**DATA PROVIDED:**

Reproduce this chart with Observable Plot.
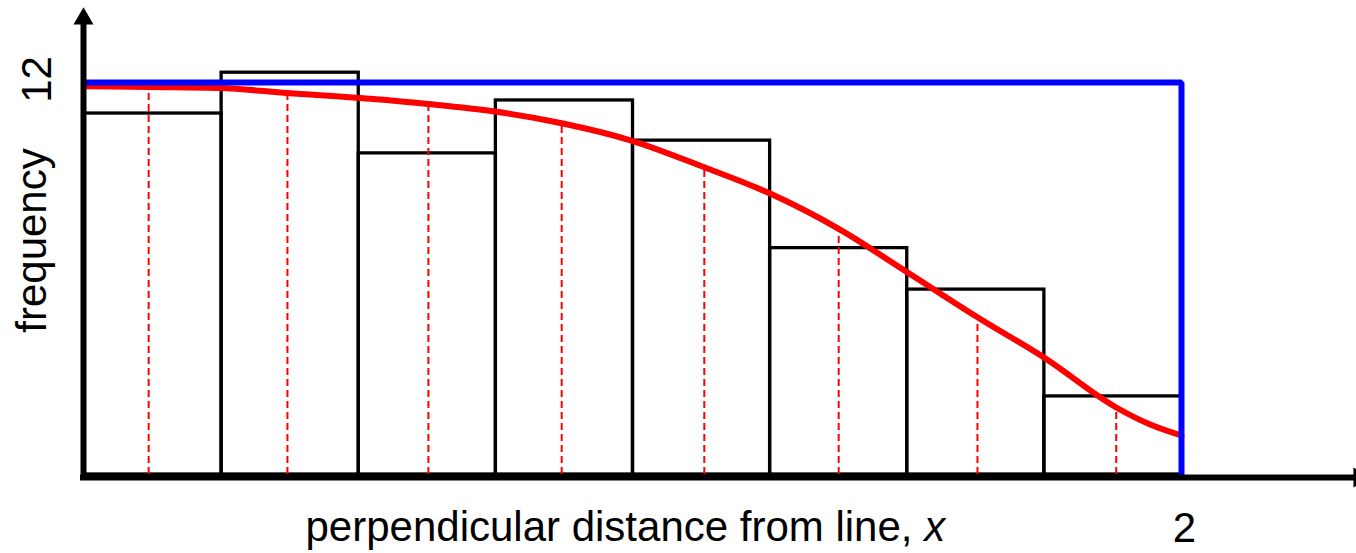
<!DOCTYPE html>
<html>
<head>
<meta charset="utf-8">
<script src="https://cdn.jsdelivr.net/npm/d3@7"></script>
<script src="https://cdn.jsdelivr.net/npm/@observablehq/plot@0.6"></script>
<style>
  html, body { margin: 0; padding: 0; background: #fff; }
  svg { display: block; }
</style>
</head>
<body>
<div id="chart"></div>
<script>
// Histogram bins (perpendicular distance) and observed frequencies
const binStarts = [0, 0.25, 0.5, 0.75, 1.0, 1.25, 1.5, 1.75];
const binEnds   = [0.25, 0.5, 0.75, 1.0, 1.25, 1.5, 1.75, 2.0];
const binFreq   = [11.05, 12.3, 9.83, 11.45, 10.22, 6.93, 5.66, 2.39];

// Fitted detection function (red curve)
const curveX = [0, 0.117, 0.248, 0.370, 0.521, 0.627, 0.748, 0.870, 0.997, 1.130, 1.251, 1.375, 1.500, 1.628, 1.752, 1.881, 1.943, 2.0];
const curveY = [11.886, 11.861, 11.830, 11.677, 11.500, 11.341, 11.112, 10.753, 10.224, 9.406, 8.592, 7.520, 6.192, 4.815, 3.551, 2.051, 1.530, 1.194];

// Dashed guides near the bin centres, up to the curve
const dashX   = [0.117, 0.370, 0.627, 0.870, 1.130, 1.375, 1.628, 1.881];
const dashTop = [11.861, 11.677, 11.341, 10.753, 9.406, 7.520, 4.815, 2.051];

// Uniform (blue) reference: constant at 12 up to truncation distance 2
const blueX = [0, 2, 2];
const blueY = [12, 12, 0];

// Tick labels and axis labels
const xTicks = [2];
const yTicks = [12];
const xLabel = "perpendicular distance from line, x";
const yLabel = "frequency";

// Axis extents (arrows)
const xAxisEnd = 2.324;
const yAxisEnd = 13.95;

const bars = binStarts.map((s, i) => ({x1: s, x2: binEnds[i], y: binFreq[i]}));
const curve = curveX.map((x, i) => ({x, y: curveY[i]}));
const dashes = dashX.map((x, i) => ({x, y: dashTop[i]}));
const blue = blueX.map((x, i) => ({x, y: blueY[i]}));

const font = "'Liberation Sans', Arial, Helvetica, sans-serif";

const plot = Plot.plot({
  width: 1356,
  height: 553,
  marginLeft: 84,
  marginRight: 175,
  marginTop: 82,
  marginBottom: 79,
  style: {fontFamily: font, background: "white"},
  x: {domain: [0, 2], axis: null},
  y: {domain: [0, 12], axis: null},
  marks: [
    Plot.rect(bars, {x1: "x1", x2: "x2", y1: 0, y2: "y", fill: "none", stroke: "black", strokeWidth: 3.3}),
    Plot.ruleX(dashes, {x: "x", y1: 0, y2: "y", stroke: "#ff0000", strokeWidth: 2, strokeDasharray: "7,4"}),
    Plot.line(curve, {x: "x", y: "y", stroke: "#ff0000", strokeWidth: 6, curve: "monotone-x"}),
    Plot.line(blue, {x: "x", y: "y", stroke: "#0000ff", strokeWidth: 6, strokeLinejoin: "miter"}),
    // axes
    Plot.ruleX([0], {y1: 0, y2: yAxisEnd, dx: -1, dy: 3, stroke: "black", strokeWidth: 6, strokeLinecap: "square"}),
    Plot.ruleY([0], {x1: 0, x2: xAxisEnd, dx: -1, dy: 3, stroke: "black", strokeWidth: 6, strokeLinecap: "square"}),
    Plot.dot([0], {x: 0, y: yAxisEnd, dx: -1, symbol: "triangle", r: 7.42, fill: "black", stroke: "none"}),
    Plot.dot([0], {x: xAxisEnd, y: 0, dy: 3, rotate: 90, symbol: "triangle", r: 7.42, fill: "black", stroke: "none"}),
    // tick labels
    Plot.text(yTicks, {y: d => d, frameAnchor: "left", dx: -47, dy: -3, rotate: -90, text: d => String(d), fontSize: 42, textAnchor: "middle", lineAnchor: "middle", fill: "black"}),
    Plot.text(xTicks, {x: d => d, frameAnchor: "bottom", dx: 3, dy: 54, text: d => String(d), fontSize: 42, textAnchor: "middle", lineAnchor: "middle", fill: "black"}),
    // axis labels
    Plot.text([yLabel], {frameAnchor: "left", dx: -52, dy: -38, rotate: -90, text: d => d, fontSize: 42, textAnchor: "middle", lineAnchor: "middle", fill: "black"}),
    Plot.text([xLabel], {frameAnchor: "bottom-left", dx: 221, dy: 66, text: d => d, fontSize: 42, textAnchor: "start", lineAnchor: "bottom", fill: "black"})
  ]
});

// Italicise the variable name "x" in the x label
d3.select(plot).selectAll("text").each(function() {
  if (this.textContent === xLabel) {
    const base = xLabel.slice(0, -1);
    const v = xLabel.slice(-1);
    const t = d3.select(this);
    t.text(base);
    t.append("tspan").attr("font-style", "italic").text(v);
    t.attr("xml:space", "preserve").style("white-space", "pre");
  }
});

document.getElementById("chart").appendChild(plot);
</script>
</body>
</html>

**BRIEF:** Check each line in the listing above for the string "chart", then report how many lines contain it, with no other text.

**EXPECTED OUTPUT:** 3